* **GOAL**: Reply with the count of lines holding "this", nothing more.
★ ★ ★ ★ ★
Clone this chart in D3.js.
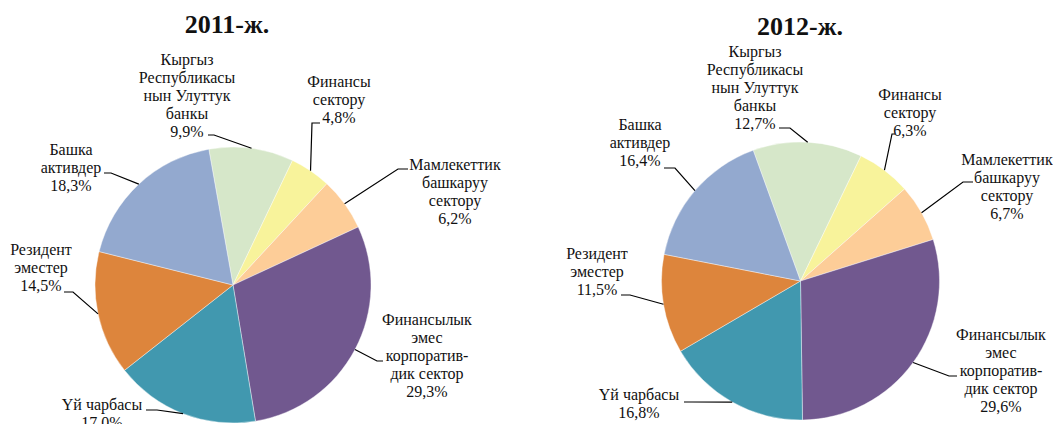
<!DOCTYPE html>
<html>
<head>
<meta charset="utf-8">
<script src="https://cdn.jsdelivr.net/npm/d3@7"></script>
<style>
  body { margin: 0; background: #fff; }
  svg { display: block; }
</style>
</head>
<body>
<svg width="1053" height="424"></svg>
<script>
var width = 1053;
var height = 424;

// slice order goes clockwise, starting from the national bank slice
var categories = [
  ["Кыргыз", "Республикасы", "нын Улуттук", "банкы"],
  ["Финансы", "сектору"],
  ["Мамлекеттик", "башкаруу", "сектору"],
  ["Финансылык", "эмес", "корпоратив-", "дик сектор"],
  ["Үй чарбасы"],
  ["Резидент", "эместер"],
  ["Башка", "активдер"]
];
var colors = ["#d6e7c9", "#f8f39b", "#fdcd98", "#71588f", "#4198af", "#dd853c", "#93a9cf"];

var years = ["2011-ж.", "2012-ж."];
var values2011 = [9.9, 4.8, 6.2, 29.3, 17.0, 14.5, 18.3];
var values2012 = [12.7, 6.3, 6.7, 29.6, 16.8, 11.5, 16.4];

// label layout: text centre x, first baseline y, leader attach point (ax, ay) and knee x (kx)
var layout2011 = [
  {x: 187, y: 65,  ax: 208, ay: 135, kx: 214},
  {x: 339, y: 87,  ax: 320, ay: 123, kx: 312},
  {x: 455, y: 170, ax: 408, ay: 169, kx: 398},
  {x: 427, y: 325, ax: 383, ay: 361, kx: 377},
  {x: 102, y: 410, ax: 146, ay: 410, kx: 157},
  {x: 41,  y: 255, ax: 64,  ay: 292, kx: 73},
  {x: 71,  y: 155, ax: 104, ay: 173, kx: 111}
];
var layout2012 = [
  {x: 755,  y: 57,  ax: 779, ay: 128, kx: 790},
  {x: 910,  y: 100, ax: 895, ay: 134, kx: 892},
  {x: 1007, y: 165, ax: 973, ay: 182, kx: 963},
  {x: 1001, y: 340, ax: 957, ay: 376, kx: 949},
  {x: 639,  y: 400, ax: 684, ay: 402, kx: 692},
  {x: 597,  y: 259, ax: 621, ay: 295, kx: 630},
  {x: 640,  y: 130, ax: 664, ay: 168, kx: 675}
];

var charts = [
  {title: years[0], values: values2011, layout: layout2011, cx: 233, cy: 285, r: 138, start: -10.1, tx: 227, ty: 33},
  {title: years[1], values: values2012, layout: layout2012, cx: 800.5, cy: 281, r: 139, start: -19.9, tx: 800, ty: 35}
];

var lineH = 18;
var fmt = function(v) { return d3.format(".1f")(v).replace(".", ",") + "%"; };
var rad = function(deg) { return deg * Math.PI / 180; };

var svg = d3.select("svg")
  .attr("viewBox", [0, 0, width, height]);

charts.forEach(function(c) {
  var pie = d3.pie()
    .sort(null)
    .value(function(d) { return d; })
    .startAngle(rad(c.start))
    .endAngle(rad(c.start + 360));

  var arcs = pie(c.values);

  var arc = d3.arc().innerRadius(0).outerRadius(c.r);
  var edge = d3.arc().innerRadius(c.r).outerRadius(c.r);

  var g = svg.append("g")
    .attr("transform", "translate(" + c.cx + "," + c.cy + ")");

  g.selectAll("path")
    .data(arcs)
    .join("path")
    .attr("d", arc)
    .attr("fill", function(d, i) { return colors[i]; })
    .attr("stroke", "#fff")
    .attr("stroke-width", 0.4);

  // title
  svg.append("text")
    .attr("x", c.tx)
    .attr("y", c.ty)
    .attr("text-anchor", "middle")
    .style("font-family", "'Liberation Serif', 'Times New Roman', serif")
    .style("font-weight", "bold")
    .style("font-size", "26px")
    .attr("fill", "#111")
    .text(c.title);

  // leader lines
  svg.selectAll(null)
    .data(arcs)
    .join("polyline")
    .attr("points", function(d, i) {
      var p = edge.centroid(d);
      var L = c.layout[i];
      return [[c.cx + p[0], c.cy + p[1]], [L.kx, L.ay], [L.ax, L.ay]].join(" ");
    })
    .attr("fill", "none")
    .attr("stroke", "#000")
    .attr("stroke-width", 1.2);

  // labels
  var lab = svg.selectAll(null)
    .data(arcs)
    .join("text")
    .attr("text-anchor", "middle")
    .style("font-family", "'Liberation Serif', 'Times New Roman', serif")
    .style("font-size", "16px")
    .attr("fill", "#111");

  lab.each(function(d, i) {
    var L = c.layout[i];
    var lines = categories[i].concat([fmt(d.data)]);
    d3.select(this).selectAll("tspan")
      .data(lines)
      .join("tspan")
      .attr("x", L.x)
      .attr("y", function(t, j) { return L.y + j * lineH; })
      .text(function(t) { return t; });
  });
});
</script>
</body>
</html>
★ ★ ★ ★ ★
* **RESPONSE TO THE TASK**: 2